Task to carry out
Below, locate the line that contains "Give me the matplotlib source for this chart.". Repeat exactly from that line to the line that contains "116.0, 187.0, 302.0]", inclusive, leaving out the pictures.

[START OF Materials provided]

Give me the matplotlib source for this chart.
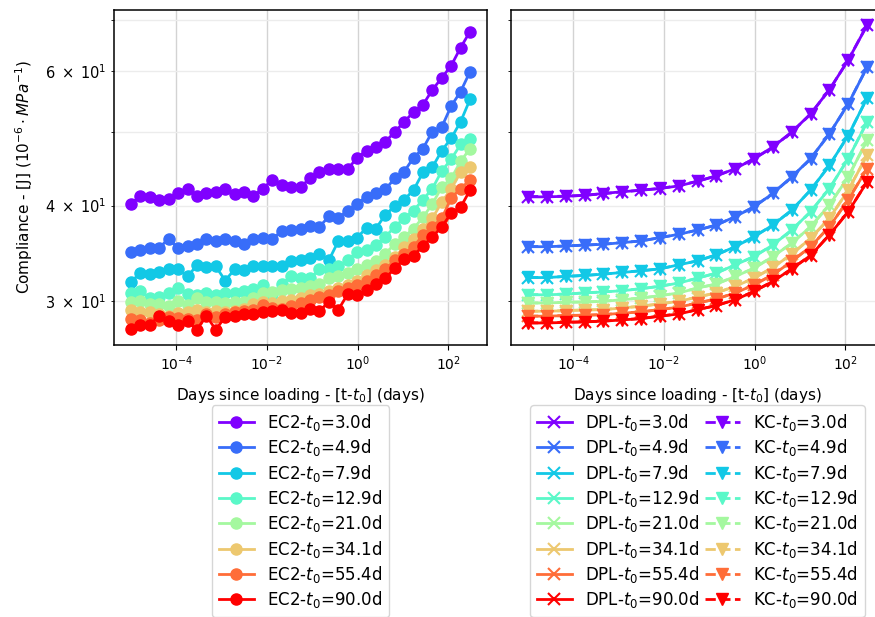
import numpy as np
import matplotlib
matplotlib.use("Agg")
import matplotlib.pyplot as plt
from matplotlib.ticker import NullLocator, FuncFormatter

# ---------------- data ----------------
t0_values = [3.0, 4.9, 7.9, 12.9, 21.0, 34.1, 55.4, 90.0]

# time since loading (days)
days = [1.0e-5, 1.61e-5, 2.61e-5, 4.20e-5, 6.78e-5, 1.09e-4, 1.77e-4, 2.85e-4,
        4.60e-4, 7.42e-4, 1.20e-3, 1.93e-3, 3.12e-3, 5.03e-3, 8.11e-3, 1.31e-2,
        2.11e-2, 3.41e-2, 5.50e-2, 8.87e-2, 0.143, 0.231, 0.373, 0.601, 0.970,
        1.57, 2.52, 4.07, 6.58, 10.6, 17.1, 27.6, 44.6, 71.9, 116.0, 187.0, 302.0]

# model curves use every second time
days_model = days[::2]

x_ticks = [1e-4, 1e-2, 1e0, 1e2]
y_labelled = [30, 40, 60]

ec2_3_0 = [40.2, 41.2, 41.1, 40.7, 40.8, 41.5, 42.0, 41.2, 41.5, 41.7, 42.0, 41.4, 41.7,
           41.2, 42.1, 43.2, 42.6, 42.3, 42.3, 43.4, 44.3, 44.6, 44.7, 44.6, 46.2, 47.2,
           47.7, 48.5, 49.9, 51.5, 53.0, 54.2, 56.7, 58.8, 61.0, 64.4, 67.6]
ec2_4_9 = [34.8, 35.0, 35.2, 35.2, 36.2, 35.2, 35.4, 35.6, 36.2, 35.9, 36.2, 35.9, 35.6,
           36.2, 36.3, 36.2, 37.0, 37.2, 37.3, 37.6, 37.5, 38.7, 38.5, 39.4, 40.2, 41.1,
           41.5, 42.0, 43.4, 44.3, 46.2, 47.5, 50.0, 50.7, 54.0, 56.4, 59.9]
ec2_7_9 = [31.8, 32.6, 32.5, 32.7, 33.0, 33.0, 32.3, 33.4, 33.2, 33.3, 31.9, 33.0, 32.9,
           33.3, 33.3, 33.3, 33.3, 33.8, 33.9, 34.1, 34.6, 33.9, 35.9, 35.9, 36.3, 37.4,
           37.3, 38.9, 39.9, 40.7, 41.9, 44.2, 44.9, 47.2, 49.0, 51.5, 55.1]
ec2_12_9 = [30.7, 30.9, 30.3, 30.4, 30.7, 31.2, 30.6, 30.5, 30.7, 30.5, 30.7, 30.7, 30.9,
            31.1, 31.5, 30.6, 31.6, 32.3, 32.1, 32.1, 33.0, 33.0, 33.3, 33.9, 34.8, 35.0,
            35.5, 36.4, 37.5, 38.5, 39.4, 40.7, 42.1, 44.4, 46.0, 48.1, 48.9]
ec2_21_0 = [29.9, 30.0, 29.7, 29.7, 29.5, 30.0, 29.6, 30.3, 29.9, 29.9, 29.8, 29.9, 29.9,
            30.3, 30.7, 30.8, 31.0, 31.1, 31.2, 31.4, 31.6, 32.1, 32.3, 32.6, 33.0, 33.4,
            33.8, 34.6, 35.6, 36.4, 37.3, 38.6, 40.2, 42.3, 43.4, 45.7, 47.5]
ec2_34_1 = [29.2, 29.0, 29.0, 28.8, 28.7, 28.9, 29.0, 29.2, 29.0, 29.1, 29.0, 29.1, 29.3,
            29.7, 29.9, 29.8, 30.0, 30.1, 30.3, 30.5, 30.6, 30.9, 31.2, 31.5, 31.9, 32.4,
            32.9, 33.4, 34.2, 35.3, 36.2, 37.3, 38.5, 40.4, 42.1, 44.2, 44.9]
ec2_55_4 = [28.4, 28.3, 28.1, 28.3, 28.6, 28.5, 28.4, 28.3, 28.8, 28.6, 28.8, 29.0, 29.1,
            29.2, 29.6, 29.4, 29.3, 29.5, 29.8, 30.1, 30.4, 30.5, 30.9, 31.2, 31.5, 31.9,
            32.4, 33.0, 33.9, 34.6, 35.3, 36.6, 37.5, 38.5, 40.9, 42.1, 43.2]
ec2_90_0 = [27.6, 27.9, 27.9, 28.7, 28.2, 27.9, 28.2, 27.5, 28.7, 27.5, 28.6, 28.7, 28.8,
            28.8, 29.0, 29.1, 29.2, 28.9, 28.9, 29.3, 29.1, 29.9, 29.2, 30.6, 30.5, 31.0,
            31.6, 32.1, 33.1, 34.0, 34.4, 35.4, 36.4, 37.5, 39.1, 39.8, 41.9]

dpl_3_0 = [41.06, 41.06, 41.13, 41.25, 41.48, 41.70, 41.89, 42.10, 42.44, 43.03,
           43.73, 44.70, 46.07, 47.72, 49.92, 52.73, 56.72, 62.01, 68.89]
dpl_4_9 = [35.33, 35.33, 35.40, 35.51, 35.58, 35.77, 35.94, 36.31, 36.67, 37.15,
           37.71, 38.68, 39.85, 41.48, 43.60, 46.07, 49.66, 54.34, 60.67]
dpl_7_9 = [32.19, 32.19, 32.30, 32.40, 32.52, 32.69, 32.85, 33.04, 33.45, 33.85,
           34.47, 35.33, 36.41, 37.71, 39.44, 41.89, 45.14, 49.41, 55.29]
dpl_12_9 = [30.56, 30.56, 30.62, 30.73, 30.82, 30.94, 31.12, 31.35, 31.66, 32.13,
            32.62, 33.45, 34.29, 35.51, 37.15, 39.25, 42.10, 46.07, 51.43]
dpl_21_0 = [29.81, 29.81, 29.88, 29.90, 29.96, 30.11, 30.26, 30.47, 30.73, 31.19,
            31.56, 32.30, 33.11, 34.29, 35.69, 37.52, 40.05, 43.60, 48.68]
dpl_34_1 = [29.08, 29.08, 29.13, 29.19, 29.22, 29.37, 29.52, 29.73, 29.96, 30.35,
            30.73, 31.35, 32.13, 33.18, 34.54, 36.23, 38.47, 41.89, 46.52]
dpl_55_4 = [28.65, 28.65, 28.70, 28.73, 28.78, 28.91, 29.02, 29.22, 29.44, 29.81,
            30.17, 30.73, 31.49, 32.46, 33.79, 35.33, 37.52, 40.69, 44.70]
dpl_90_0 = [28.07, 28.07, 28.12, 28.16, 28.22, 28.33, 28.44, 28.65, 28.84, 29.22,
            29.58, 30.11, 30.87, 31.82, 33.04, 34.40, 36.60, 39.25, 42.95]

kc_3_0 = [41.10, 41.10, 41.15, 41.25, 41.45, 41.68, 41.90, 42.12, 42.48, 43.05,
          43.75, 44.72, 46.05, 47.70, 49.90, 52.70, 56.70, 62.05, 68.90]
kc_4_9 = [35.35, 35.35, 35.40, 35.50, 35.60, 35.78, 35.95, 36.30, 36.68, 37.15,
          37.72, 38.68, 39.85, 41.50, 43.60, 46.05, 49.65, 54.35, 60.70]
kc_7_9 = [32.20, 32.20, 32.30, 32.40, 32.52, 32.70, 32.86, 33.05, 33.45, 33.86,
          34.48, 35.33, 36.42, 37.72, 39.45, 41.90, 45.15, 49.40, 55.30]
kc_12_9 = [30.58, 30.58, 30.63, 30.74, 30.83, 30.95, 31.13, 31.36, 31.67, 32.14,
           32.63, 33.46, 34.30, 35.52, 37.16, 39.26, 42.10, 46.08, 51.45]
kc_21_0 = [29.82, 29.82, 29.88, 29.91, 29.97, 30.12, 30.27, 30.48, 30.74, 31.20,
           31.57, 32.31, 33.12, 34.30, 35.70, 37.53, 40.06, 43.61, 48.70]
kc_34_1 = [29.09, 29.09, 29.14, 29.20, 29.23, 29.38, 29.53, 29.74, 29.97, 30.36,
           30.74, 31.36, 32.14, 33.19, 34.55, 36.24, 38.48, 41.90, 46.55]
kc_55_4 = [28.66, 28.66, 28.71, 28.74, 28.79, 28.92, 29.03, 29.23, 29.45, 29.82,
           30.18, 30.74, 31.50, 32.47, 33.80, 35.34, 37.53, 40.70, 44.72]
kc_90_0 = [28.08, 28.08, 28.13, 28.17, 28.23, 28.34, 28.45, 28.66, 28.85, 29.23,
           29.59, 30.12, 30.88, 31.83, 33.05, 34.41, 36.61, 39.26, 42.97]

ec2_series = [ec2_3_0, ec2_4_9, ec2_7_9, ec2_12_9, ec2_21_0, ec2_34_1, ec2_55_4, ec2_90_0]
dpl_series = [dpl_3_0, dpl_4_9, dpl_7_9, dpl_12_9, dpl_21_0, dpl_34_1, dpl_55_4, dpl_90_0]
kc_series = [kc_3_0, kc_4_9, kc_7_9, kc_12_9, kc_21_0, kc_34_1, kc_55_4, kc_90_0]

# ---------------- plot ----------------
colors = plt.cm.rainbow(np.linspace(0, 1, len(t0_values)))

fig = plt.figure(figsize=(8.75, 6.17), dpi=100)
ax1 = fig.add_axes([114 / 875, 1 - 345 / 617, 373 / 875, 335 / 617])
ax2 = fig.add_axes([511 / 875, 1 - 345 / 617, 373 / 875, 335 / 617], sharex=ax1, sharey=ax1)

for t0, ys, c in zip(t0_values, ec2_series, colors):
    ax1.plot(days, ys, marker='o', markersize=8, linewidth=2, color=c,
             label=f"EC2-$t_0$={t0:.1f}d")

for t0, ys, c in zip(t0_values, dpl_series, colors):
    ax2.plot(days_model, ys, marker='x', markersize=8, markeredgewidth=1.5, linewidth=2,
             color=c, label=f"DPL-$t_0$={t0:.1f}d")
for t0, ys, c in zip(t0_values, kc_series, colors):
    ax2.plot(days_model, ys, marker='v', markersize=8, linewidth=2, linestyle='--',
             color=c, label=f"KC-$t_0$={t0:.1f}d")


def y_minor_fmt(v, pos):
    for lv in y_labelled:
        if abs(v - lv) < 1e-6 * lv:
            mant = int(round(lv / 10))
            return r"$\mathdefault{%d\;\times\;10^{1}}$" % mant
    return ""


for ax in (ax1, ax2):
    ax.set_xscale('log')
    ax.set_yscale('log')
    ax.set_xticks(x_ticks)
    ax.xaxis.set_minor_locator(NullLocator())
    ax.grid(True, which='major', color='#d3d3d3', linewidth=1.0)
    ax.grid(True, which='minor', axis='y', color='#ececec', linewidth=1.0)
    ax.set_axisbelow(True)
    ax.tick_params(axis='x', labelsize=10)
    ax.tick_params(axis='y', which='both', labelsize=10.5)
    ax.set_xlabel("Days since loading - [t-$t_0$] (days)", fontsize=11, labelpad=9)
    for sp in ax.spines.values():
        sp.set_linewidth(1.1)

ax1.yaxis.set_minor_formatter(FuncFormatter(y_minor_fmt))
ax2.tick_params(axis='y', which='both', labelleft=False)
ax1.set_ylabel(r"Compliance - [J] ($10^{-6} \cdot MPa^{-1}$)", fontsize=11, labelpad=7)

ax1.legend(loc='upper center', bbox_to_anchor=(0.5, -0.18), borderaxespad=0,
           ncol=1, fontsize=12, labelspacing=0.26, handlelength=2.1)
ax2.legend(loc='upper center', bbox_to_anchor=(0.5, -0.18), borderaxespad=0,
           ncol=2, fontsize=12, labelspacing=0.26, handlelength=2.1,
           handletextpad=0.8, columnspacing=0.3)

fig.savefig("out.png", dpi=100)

[END OF Materials provided]
[START OF Materials provided]

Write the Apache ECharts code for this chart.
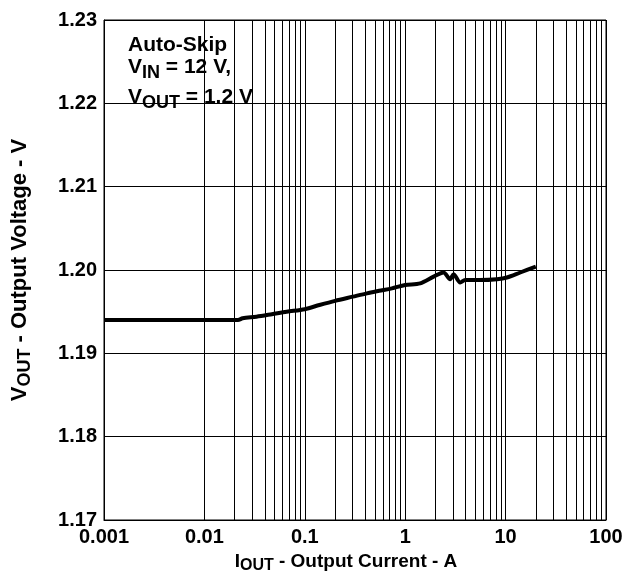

[END OF Materials provided]

Full output
Give me the matplotlib source for this chart.
import numpy as np
import matplotlib
matplotlib.use("Agg")
import matplotlib.pyplot as plt
from matplotlib.ticker import NullLocator, FuncFormatter

# ---------------- data ----------------
t0_values = [3.0, 4.9, 7.9, 12.9, 21.0, 34.1, 55.4, 90.0]

# time since loading (days)
days = [1.0e-5, 1.61e-5, 2.61e-5, 4.20e-5, 6.78e-5, 1.09e-4, 1.77e-4, 2.85e-4,
        4.60e-4, 7.42e-4, 1.20e-3, 1.93e-3, 3.12e-3, 5.03e-3, 8.11e-3, 1.31e-2,
        2.11e-2, 3.41e-2, 5.50e-2, 8.87e-2, 0.143, 0.231, 0.373, 0.601, 0.970,
        1.57, 2.52, 4.07, 6.58, 10.6, 17.1, 27.6, 44.6, 71.9, 116.0, 187.0, 302.0]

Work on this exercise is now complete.